For custom requests, specific protease addition in the menu list or for any other comment, please
email us.
TECHNOLOGY
The
O-GlcNAc Database relies on the non-relational database management system
MongoDB and is based on the
django web framework for rendering.
Backend processes were all developed using the
Python programming language (v3.7) and the
pymongo library for database server-client interactions.
GNU/Linux
Debian-based systems with
gunicorn (Python http) and
NginX (SSL/reverse proxy) were used for developement and production of the
O-GlcNAc Database.
The whole front-end HTML 5.0 code of the
O-GlcNAc Database was validated with no error nor warning using the
W3C markup validation service.
Please report to
admin@oglcnac.com if you find any bug or disfunction when browsing our content.
CHANGE LOGS & COMPATIBILITY
Compatibily of the O-GlcNAc Database version 1.3 and known bugs
- Fully functional with desktop Chrome/Firefox (GNU/Linux, MacOS, Windows), Edge (Windows), Safari (MacOS), mobile Chrome (Android) and Safari (iOS)
- Graphical rendering may encounter issues on some web browsers (Opera, Safari) although the code fully complies with W3C rules and standards
- Graphical rendering not optimal on mobile platforms
Jan-31-23: The O-GlcNAc Database version 1.3 New!
- Implementation of NGL viewer for visualization of protein modification sites
- New display and information for the O-GlcNAc score in search results
- Cross-referencing GlyCosmos in search results
Apr-29-21: The O-GlcNAc Database version 1.2
- The Smart O-GlcNAc Database: Back-end routines for self-maintenance and semi-automatization of literature curation
- REST API Endpoint at https://oglcnac.mcw.edu/api/v1 (See documentation)

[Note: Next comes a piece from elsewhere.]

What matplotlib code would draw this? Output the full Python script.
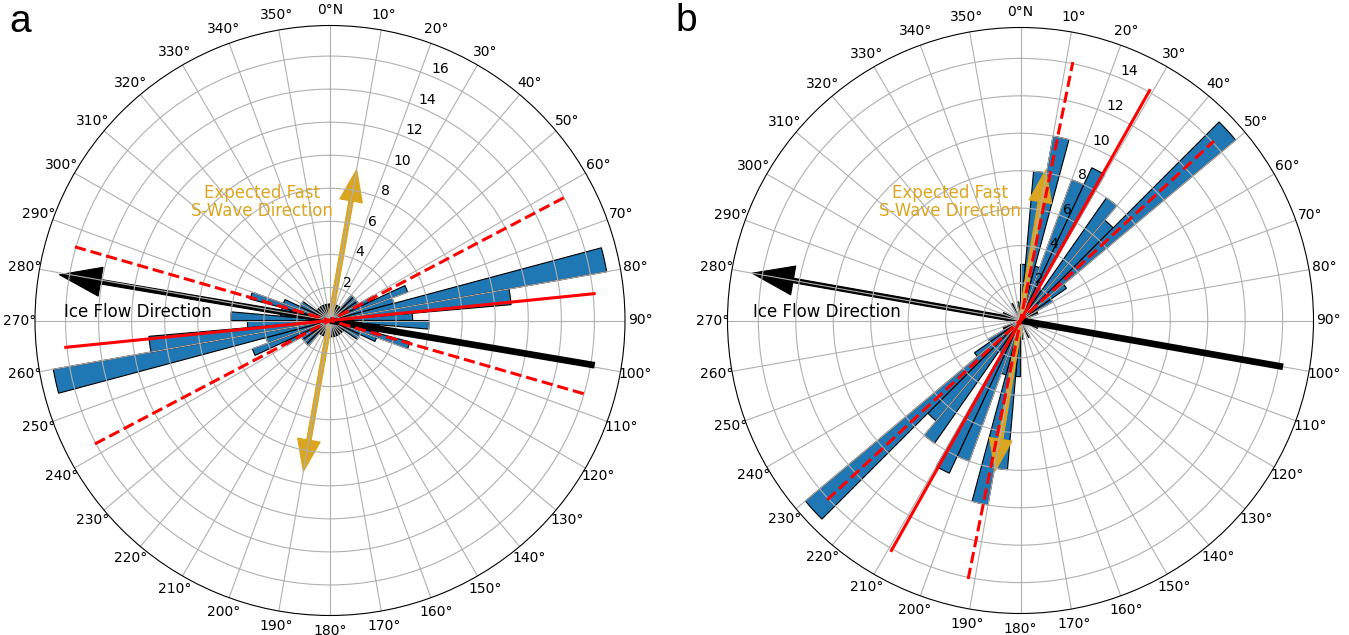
import numpy as np
import matplotlib
matplotlib.use('Agg')
import matplotlib.pyplot as plt

# ---- data (5-degree bins, axial data mirrored by 180 degrees) ----
bin_starts = np.arange(0, 180, 5)
counts_a = [1, 1, 0, 1, 1, 1, 1, 1, 2, 2, 2, 2, 3, 5, 4, 17, 11, 5,
            6, 3, 3, 5, 3, 2, 2, 1, 1, 1, 1, 1, 1, 1, 1, 1, 0, 1]
counts_b = [3, 8, 10, 3, 8, 9, 2, 8, 7, 15, 3, 2, 1, 1, 0, 0, 0, 0,
            0, 0, 1, 0, 1, 0, 0, 0, 0, 0, 0, 0, 1, 0, 0, 0, 1, 0]

mean_a, spread_a = 84.2, 21.9
mean_b, spread_b = 29.3, 17.85
ice_flow_a, ice_flow_b = 99.6, 100.0
fast_a, fast_b = 10.0, 9.5
rmax_a, rmax_b = 17.85, 15.65
rticks_a = [2, 4, 6, 8, 10, 12, 14, 16]
rticks_b = [2, 4, 6, 8, 10, 12, 14]
theta_ticks = list(range(0, 360, 10))
theta_labels = ['0°N'] + [f'{d}°' for d in theta_ticks[1:]]

GOLD = '#DAA520'
BLUE = '#1f77b4'

fig = plt.figure(figsize=(13.49, 6.35), dpi=100)
W, H = 1349, 635
ax_a = fig.add_axes([35 / W, (H - 615.5) / H, 590 / W, 590 / H], projection='polar')
ax_b = fig.add_axes([727.5 / W, (H - 613.5) / H, 586 / W, 586 / H], projection='polar')


def radial_line(ax, theta_deg, length, **kw):
    t1 = np.deg2rad(theta_deg + 180)
    t2 = np.deg2rad(theta_deg)
    ax.plot([t1, t1, t2, t2], [length, 0, 0, length], **kw)


def draw(ax, counts, rmax, rticks, mean, spread, ice, fast, text_pos, exp_pos):
    ax.set_theta_zero_location('N')
    ax.set_theta_direction(-1)
    centers = np.concatenate([bin_starts, bin_starts + 180]) + 2.5
    vals = np.concatenate([counts, counts])
    ax.bar(np.deg2rad(centers), vals, width=np.deg2rad(5), bottom=0,
           color=BLUE, edgecolor='black', linewidth=0.8, zorder=1)
    ax.set_ylim(0, rmax)
    ax.set_yticks(rticks)
    ax.set_yticklabels([str(t) for t in rticks], fontsize=10)
    ax.set_rlabel_position(22.5)
    ax.set_xticks(np.deg2rad(theta_ticks))
    ax.set_xticklabels(theta_labels, fontsize=10)
    ax.tick_params(axis='x', pad=0.4)

    L = 0.9 * rmax
    radial_line(ax, mean, L, color='red', lw=2.2, zorder=3)
    radial_line(ax, mean - spread, L, color='red', lw=2.2, ls='--', zorder=3)
    radial_line(ax, mean + spread, L, color='red', lw=2.2, ls='--', zorder=3)

    # ice flow direction
    ax.plot([np.deg2rad(ice), np.deg2rad(ice)], [0, 0.91 * rmax], color='black',
            lw=4.8, solid_capstyle='butt', zorder=2.5)
    ax.annotate('', xy=(np.deg2rad(ice + 180), 0.93 * rmax), xytext=(0, 0),
                arrowprops=dict(facecolor='black', edgecolor='black', width=3.2,
                                headwidth=21, headlength=30, shrink=0, lw=0.8),
                zorder=1.2)
    # expected fast S-wave direction
    for t in (fast, fast + 180):
        ax.annotate('', xy=(np.deg2rad(t), 0.52 * rmax), xytext=(0, 0),
                    arrowprops=dict(facecolor=GOLD, edgecolor=GOLD, width=3.2,
                                    headwidth=16.5, headlength=23, shrink=0, lw=0.8),
                    zorder=1.3)
    ax.text(text_pos[0], text_pos[1], 'Ice Flow Direction', transform=ax.transAxes,
            ha='center', va='center', fontsize=12, color='black')
    ax.text(exp_pos[0], exp_pos[1], 'Expected Fast\nS-Wave Direction',
            transform=ax.transAxes, ha='center', va='center', fontsize=12,
            color=GOLD, multialignment='center', linespacing=1.05)


draw(ax_a, counts_a, rmax_a, rticks_a, mean_a, spread_a, ice_flow_a, fast_a,
     (0.1746, 0.5144), (0.385, 0.701))
draw(ax_b, counts_b, rmax_b, rticks_b, mean_b, spread_b, ice_flow_b, fast_b,
     (0.170, 0.5145), (0.380, 0.702))

fig.text(9 / W, 1 - 4 / H, 'a', fontsize=28, family='Liberation Sans', va='top', ha='left')
fig.text(675 / W, 1 - 3 / H, 'b', fontsize=28, family='Liberation Sans', va='top', ha='left')

fig.savefig('out.png', dpi=100)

- Release of the Python package utilsovs (v0.9.1b) which contains utils derived from the O-GlcNAc Database source code
Feb-21-21: The O-GlcNAc Database version 1.1
- The O-GlcNAcome of major model organisms
- New design for explore, search results and references views
-
Rewritting of the whole front-end code to fully comply with W3C standards for better compatibility
Dec-25-20: The O-GlcNAc Database version 1.0
- New O-GlcNAcylation tab with overview, statistics (authors, litterature, proteins) and consensus sequences information
- Extensive sequence information with highlight of O-GlcNAc sites, phosphorylation sites and dual sites for each protein entry
- New "Advanced" search mode for multiple lines query to match one dataset with the O-GlcNAc Database content and to generate reports and view details
- Digest tool associated with each protein entry: total or partial digestion
- Explicit isoform sites labelling with link toward relevant data: Example from search and upon click on link
- Field specific search enabled
- New filter criteria in explore and references tabs
- All datasets or single entries available for download in many formats (CSV, JSON, PDF, XLSX, BIBTEX)
- Cross-referencing over the whole O-GlcNAc Database for increased ergonomy
Nov-16-20: Beta version
Nov-12-20: On the Web
Nov-8-20: Testing version
- End of development phase
- Deployment and evaluation